O. R. : La capacité à apprendre à apprendre est cruciale pour des métiers qui n’existent pas encore dans 10 ou 20 ans. Avez-vous des projets de formation continue ?
A. A. : C’est une piste à développer. Nous avons un master spécialisé dans la protection des données (DPO). Mais ce n’est pas suffisant. Nous réfléchissons à des modules ou capsules formatives pour les ingénieurs en activité, en mutualisant peut-être entre écoles au lieu de chacun développer son propre portefeuille.

O. R. : Est-ce que vous coopérez avec d’autres écoles ou partenaires dans ces démarches ?
A. A. : L’Isep, c’est dans son ADN, n’opère pas seul. Nous construisons des collaborations — comme les bachelors avec des lycées , par exemple le lycée La Salle Saint-Nicolas à Issy-les-Moulineaux,), des cours partagés avec l’Institut Catholique de Paris. À Bordeaux, nous avons installé un campus associé avec le lycée Saint-Joseph de Tivoli. Nous essayons que les alliances soient des synergies et non des fusions.
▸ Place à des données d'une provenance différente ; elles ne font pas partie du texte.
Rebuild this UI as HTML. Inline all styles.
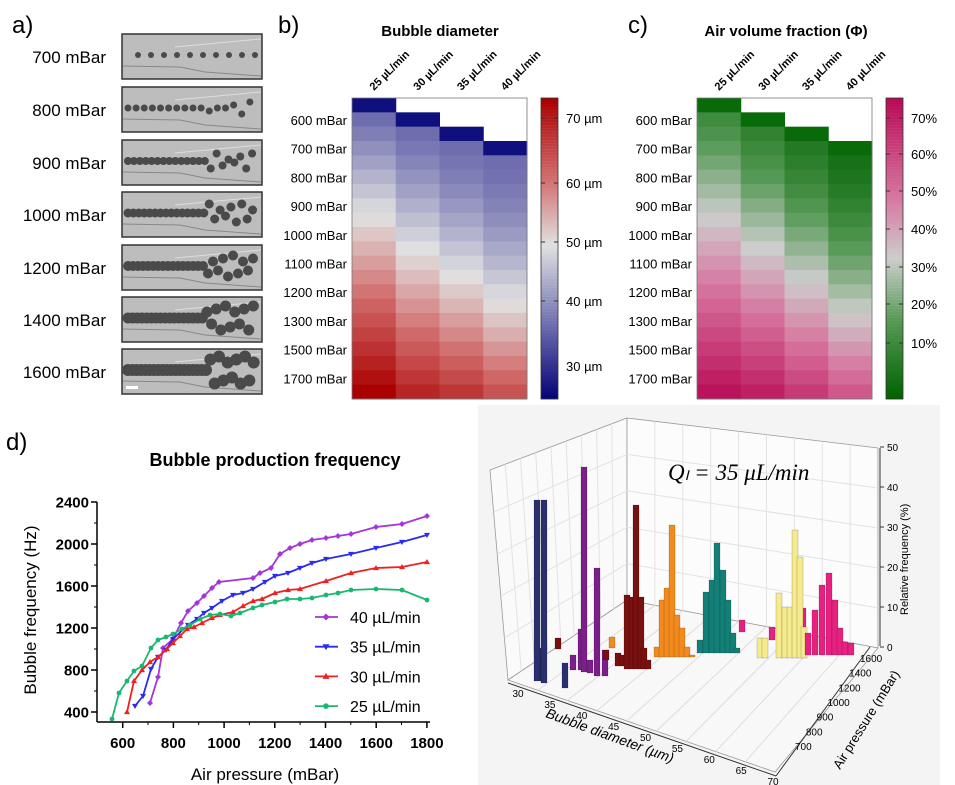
<!DOCTYPE html>
<html><head><meta charset="utf-8"><style>
html,body{margin:0;padding:0;background:#fff;}
svg{display:block;font-family:"Liberation Sans",sans-serif;}
</style></head><body>
<svg id="s" width="955" height="785" viewBox="0 0 955 785" xmlns="http://www.w3.org/2000/svg">
<rect width="955" height="785" fill="#fff"/>
<text x="12" y="33" font-size="24">a)</text>
<text x="278" y="33" font-size="24">b)</text>
<text x="628" y="33" font-size="24">c)</text>
<text x="6" y="450" font-size="24">d)</text>
<text x="484" y="446" font-size="24">e)</text>
<g id="pa"></g>
<g id="pb"></g>
<g id="pc"></g>
<g id="pd"></g>
<g id="pe"></g>
</svg>
<script>
const NS="http://www.w3.org/2000/svg";
function el(p,t,a,txt){const e=document.createElementNS(NS,t);for(const k in a)e.setAttribute(k,a[k]);if(txt!==undefined)e.textContent=txt;p.appendChild(e);return e;}
function lerp(a,b,t){return a+(b-a)*t;}
function grad(stops,v){
 if(v<=stops[0][0])return stops[0][1];
 for(let i=1;i<stops.length;i++){if(v<=stops[i][0]){const t=(v-stops[i-1][0])/(stops[i][0]-stops[i-1][0]);const a=stops[i-1][1],b=stops[i][1];return [0,1,2].map(j=>Math.round(lerp(a[j],b[j],t)));}}
 return stops[stops.length-1][1];}
function rgb(c){return `rgb(${c[0]},${c[1]},${c[2]})`;}
// Panel a
const pa=document.getElementById('pa');
const lab=["700 mBar","800 mBar","900 mBar","1000 mBar","1200 mBar","1400 mBar","1600 mBar"];
const ys=[34,87,140,192,245,297,349];
lab.forEach((l,i)=>{
 const y=ys[i];
 el(pa,'text',{x:106,y:y+29,'text-anchor':'end','font-size':17},l);
 el(pa,'rect',{x:122,y:y,width:140,height:45,fill:'#bdbdbd',stroke:'#333','stroke-width':1.5});
 el(pa,'path',{d:`M123 ${y+32} L180 ${y+33} L205 ${y+38} L261 ${y+42}`,stroke:'#888',fill:'none'});
 el(pa,'path',{d:`M175 ${y+13} L261 ${y+5}`,stroke:'#ddd',fill:'none'});
 const n=[10,16,22,24,26,28,30][i];
 for(let k=0;k<n;k++){
  const f=k/n; let x=128+k*(130/n)+ (i==0?10:0); let r=[3,3.5,4,4.5,5,5.5,6][i];
  let yy=y+21; if(f>0.6&&i>0){yy+= (k%2?-1:1)*(i+1)*1.5+((k%3)-1)*3;}
  if(x>259)continue;
  el(pa,'circle',{cx:x,cy:yy,r:r,fill:'#4a4a4a'});
 }
});
el(pa,'rect',{x:126,y:386,width:12,height:3,fill:'#fff'});
// Heatmaps
function heat(gid,x0,stops,vals,cbx,ticks,title,tx,cmin,cmax){
 const g=document.getElementById(gid);
 el(g,'text',{x:tx,y:36,'text-anchor':'middle','font-size':15,'font-weight':'bold'},title);
 const cw=43.75,rh=14.33,y0=98;
 for(let c=0;c<4;c++){for(let r=c;r<21;r++){
  const v=vals(c,r);
  el(g,'rect',{x:x0+c*cw,y:y0+r*rh,width:cw+0.5,height:rh+0.5,fill:rgb(grad(stops,v))});
 }}
 el(g,'rect',{x:x0,y:y0,width:4*cw,height:21*rh,fill:'none',stroke:'#777','stroke-width':0.8});
 ["25 µL/min","30 µL/min","35 µL/min","40 µL/min"].forEach((t,i)=>{
  const x=x0+22+i*cw, y=91;
  el(g,'text',{x:x,y:y,'font-size':11,'font-weight':'bold',transform:`rotate(-45 ${x} ${y})`},t);
 });
 ["600","700","800","900","1000","1100","1200","1300","1500","1700"].forEach((t,i)=>{
  el(g,'text',{x:x0-5,y:125+i*28.7,'text-anchor':'end','font-size':13},t+" mBar");
 });
 for(let i=0;i<100;i++){const v=cmax-(cmax-cmin)*i/99;el(g,'rect',{x:cbx,y:98+i*3.01,width:17,height:3.2,fill:rgb(grad(stops,v))});}
 el(g,'rect',{x:cbx,y:98,width:17,height:301,fill:'none',stroke:'#333','stroke-width':0.8});
 ticks.forEach(([t,y])=>{el(g,'line',{x1:cbx,x2:cbx+4,y1:y,y2:y,stroke:'#333'});el(g,'line',{x1:cbx+13,x2:cbx+17,y1:y,y2:y,stroke:'#333'});el(g,'text',{x:cbx+25,y:y+5,'font-size':13},t);});
}
const sB=[[27,[5,5,120]],[38,[110,110,175]],[50,[225,225,225]],[60,[210,110,110]],[72,[170,0,0]]];
heat('pb',352,sB,(c,r)=>{const b=[72,68,66,63][c];if(r==c)return 28;const s=38;return s+(b-s)*Math.pow((r-c-1)/(20-c-1),1.0+0.15*c);},541,
 [["70 µm",118],["60 µm",183],["50 µm",242],["40 µm",301],["30 µm",366]],"Bubble diameter",440,27,72);
const sC=[[0,[0,100,0]],[20,[90,155,90]],[35,[205,205,205]],[50,[215,120,160]],[75,[185,10,85]]];
heat('pc',697,sC,(c,r)=>{const b=[73,70,64,57][c];if(r==c)return 2;const s=14-c*3;return s+(b-s)*Math.pow((r-c-1)/(20-c-1),1.0+0.1*c);},886,
 [["70%",118],["60%",154],["50%",191],["40%",229],["30%",267],["20%",304],["10%",343]],"Air volume fraction (Φ)",786,0,75);
// Panel d
const pd=document.getElementById('pd');
el(pd,'text',{x:275,y:466,'text-anchor':'middle','font-size':18,'font-weight':'bold'},"Bubble production frequency");
el(pd,'line',{x1:97,x2:97,y1:502,y2:722,stroke:'#000','stroke-width':1.5});
el(pd,'line',{x1:97,x2:430,y1:722,y2:722,stroke:'#000','stroke-width':1.5});
[["2400",502],["2000",544],["1600",586],["1200",628],["800",670],["400",712]].forEach(([t,y],i)=>{
 el(pd,'line',{x1:91,x2:97,y1:y,y2:y,stroke:'#000','stroke-width':1.5});
 el(pd,'text',{x:89,y:y+5.5,'text-anchor':'end','font-size':15,'font-weight':'bold'},t);
 if(i<5)el(pd,'line',{x1:94,x2:97,y1:y+21,y2:y+21,stroke:'#000'});});
["600","800","1000","1200","1400","1600","1800"].forEach((t,i)=>{const x=122.7+i*50.7;
 el(pd,'line',{x1:x,x2:x,y1:722,y2:728,stroke:'#000','stroke-width':1.5});
 el(pd,'text',{x:x,y:748,'text-anchor':'middle','font-size':15,'font-weight':'bold'},t);
 if(i<6)el(pd,'line',{x1:x+25.3,x2:x+25.3,y1:722,y2:725,stroke:'#000'});});
el(pd,'text',{x:265,y:780,'text-anchor':'middle','font-size':17},"Air pressure (mBar)");
el(pd,'text',{x:36,y:610,'text-anchor':'middle','font-size':17,transform:'rotate(-90 36 610)'},"Bubble frequency (Hz)");
const series=[
 ['#a335d9','d',[[150,703],[158,677],[163,648],[173,639],[181,623],[188,611],[197,603],[204,596],[212,588],[219,582],[253,578],[260,573],[271,568],[280,554],[290,548],[300,544],[312,540],[326,538],[338,536],[351,534],[376,527],[402,524],[427,516]]],
 ['#2a2af0','v',[[135,706],[143,696],[151,669],[158,657],[166,650],[173,639],[188,625],[197,619],[204,613],[212,608],[222,601],[233,595],[243,593],[253,589],[265,582],[275,576],[288,573],[300,568],[312,563],[326,559],[351,554],[376,548],[402,542],[427,535]]],
 ['#f02020','^',[[127,712],[134,681],[142,670],[150,662],[158,657],[167,649],[173,643],[180,636],[187,629],[194,627],[202,623],[212,618],[220,615],[233,612],[243,606],[253,601],[262,599],[275,593],[288,590],[300,589],[326,581],[351,573],[376,568],[402,567],[427,562]]],
 ['#18b870','o',[[112,719],[119,693],[127,681],[134,671],[142,666],[151,648],[158,640],[166,637],[173,634],[182,629],[190,625],[200,619],[210,615],[220,614],[231,616],[240,613],[253,608],[262,605],[275,602],[287,599],[300,599],[312,598],[326,595],[338,593],[351,590],[376,589],[402,590],[427,600]]]];
function mark(g,c,m,x,y,s){
 if(m=='d')el(g,'path',{d:`M${x} ${y-s}L${x+s} ${y}L${x} ${y+s}L${x-s} ${y}Z`,fill:c});
 else if(m=='v')el(g,'path',{d:`M${x-s} ${y-s*.7}L${x+s} ${y-s*.7}L${x} ${y+s}Z`,fill:c});
 else if(m=='^')el(g,'path',{d:`M${x-s} ${y+s*.7}L${x+s} ${y+s*.7}L${x} ${y-s}Z`,fill:c});
 else el(g,'circle',{cx:x,cy:y,r:s*.8,fill:c});}
const legT=["40 µL/min","35 µL/min","30 µL/min","25 µL/min"];
series.forEach(([c,m,p],i)=>{
 el(pd,'polyline',{points:p.map(q=>q.join(',')).join(' '),fill:'none',stroke:c,'stroke-width':1.8});
 p.forEach(q=>mark(pd,c,m,q[0],q[1],3));
 const ly=617+i*29.7;
 el(pd,'line',{x1:315,x2:338,y1:ly,y2:ly,stroke:c,'stroke-width':1.8});mark(pd,c,m,326,ly,3.5);
 el(pd,'text',{x:350,y:ly+6,'font-size':16},legT[i]);
});
// Panel e
const pe=document.getElementById('pe');
el(pe,'rect',{x:478,y:405,width:462,height:380,fill:'#f4f4f4'});
el(pe,'polygon',{points:'490,470 627,418 627,600 508,680',fill:'#fafafa',stroke:'#999','stroke-width':0.8});
el(pe,'polygon',{points:'627,418 878,448 878,648 627,600',fill:'#fcfcfc',stroke:'#999','stroke-width':0.8});
el(pe,'polygon',{points:'508,680 627,600 878,648 775,772',fill:'#f8f8f8',stroke:'#999','stroke-width':0.8});
for(let i=1;i<9;i++){const t=i/9;
 el(pe,'line',{x1:lerp(508,775,t),y1:lerp(680,772,t),x2:lerp(627,878,t),y2:lerp(600,648,t),stroke:'#ddd'});
 el(pe,'line',{x1:lerp(627,878,t),y1:lerp(418,448,t),x2:lerp(627,878,t),y2:lerp(600,648,t),stroke:'#e2e2e2'});
 el(pe,'line',{x1:lerp(490,627,t),y1:lerp(470,418,t),x2:lerp(508,627,t),y2:lerp(680,600,t),stroke:'#e2e2e2'});}
for(let i=1;i<5;i++){const t=i/5;
 el(pe,'line',{x1:627,y1:lerp(600,418,t),x2:878,y2:lerp(648,448,t),stroke:'#e2e2e2'});
 el(pe,'line',{x1:lerp(508,490,t),y1:lerp(680,470,t),x2:627,y2:lerp(600,418,t),stroke:'#e2e2e2'});}
el(pe,'line',{x1:508,y1:683,x2:776,y2:776,stroke:'#333'});
el(pe,'line',{x1:776,y1:776,x2:870,y2:647,stroke:'#333'});
el(pe,'line',{x1:880,y1:448,x2:880,y2:646,stroke:'#333'});
["30","35","40","45","50","55","60","65","70"].forEach((t,i)=>{const x=lerp(518,773,i/8),y=lerp(697,785,i/8);
 el(pe,'text',{x:x,y:y,'text-anchor':'middle','font-size':10},t);});
el(pe,'text',{x:545,y:717,'font-size':14,'font-style':'italic',transform:'rotate(20 545 717)'},"Bubble diameter (µm)");
["700","800","900","1000","1200","1400","1600"].forEach((t,i)=>{const x=lerp(795,860,i/6),y=lerp(750,662,i/6);
 el(pe,'text',{x:x,y:y,'font-size':10},t);});
el(pe,'text',{x:840,y:770,'font-size':13,transform:'rotate(-58 840 770)'},"Air pressure (mBar)");
["0","10","20","30","40","50"].forEach((t,i)=>{const y=647-i*40;
 el(pe,'line',{x1:880,x2:884,y1:y,y2:y,stroke:'#333'});el(pe,'text',{x:887,y:y+4,'font-size':10},t);});
el(pe,'text',{x:908,y:615,'font-size':11,transform:'rotate(-90 908 615)'},"Relative frequency (%)");
el(pe,'text',{x:668,y:480,'font-size':23,'font-style':'italic','font-family':'"Liberation Serif",serif'},"Qₗ = 35 μL/min");
const bars=[
 ['#2a306e',[[540,648,678],[543,657,681],[537,500,681],[544,500,683],[565,663,688]]],
 ['#7b1f8a',[[573,655,670],[581,629,670],[584,467,672],[590,660,673],[597,568,676],[605,650,676]]],
 ['#7a1010',[[558,638,649],[606,650,660],[618,653,666],[623,655,666],[627,595,669],[632,597,669],[636,505,669],[641,597,669],[644,648,669],[648,660,669]]],
 ['#f28a1c',[[612,637,648],[657,647,657],[662,600,657],[667,588,657],[672,525,657],[677,615,657],[682,628,657],[687,647,657],[692,655,657]]],
 ['#138078',[[700,640,653],[706,592,653],[712,580,653],[717,543,653],[723,570,653],[728,600,653],[733,633,653],[737,648,653]]],
 ['#e8207f',[[742,620,632],[772,627,640],[803,608,640]]],
 ['#f5ea8c',[[760,638,658],[765,638,658],[779,593,658],[785,607,658],[790,607,658],[795,530,658],[800,557,658],[804,627,658]]],
 ['#e8207f',[[808,633,655],[815,610,655],[822,585,655],[829,573,655],[835,600,655],[840,628,655],[845,642,655],[851,643,655]]]];
bars.forEach(([c,bs])=>bs.forEach(([x,t,b])=>el(pe,'rect',{x:x-3,y:t,width:6,height:b-t,fill:c,stroke:'rgba(0,0,0,0.3)','stroke-width':0.5})));
</script>
</body></html>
O. R. : Vous avez évoqué cette année un déménagement ou une extension du campus à Issy-les-Moulineaux. Où en êtes-vous ?
A. A. : Le projet de construction avance : à quatre minutes à pied du bâtiment actuel. Il vise à offrir davantage d’espace, d’infrastructures, de confort. En parallèle, une prépa associée au lycée Stanislas continue à exister dans notre réseau. C’est un modèle multisites mais coordonné.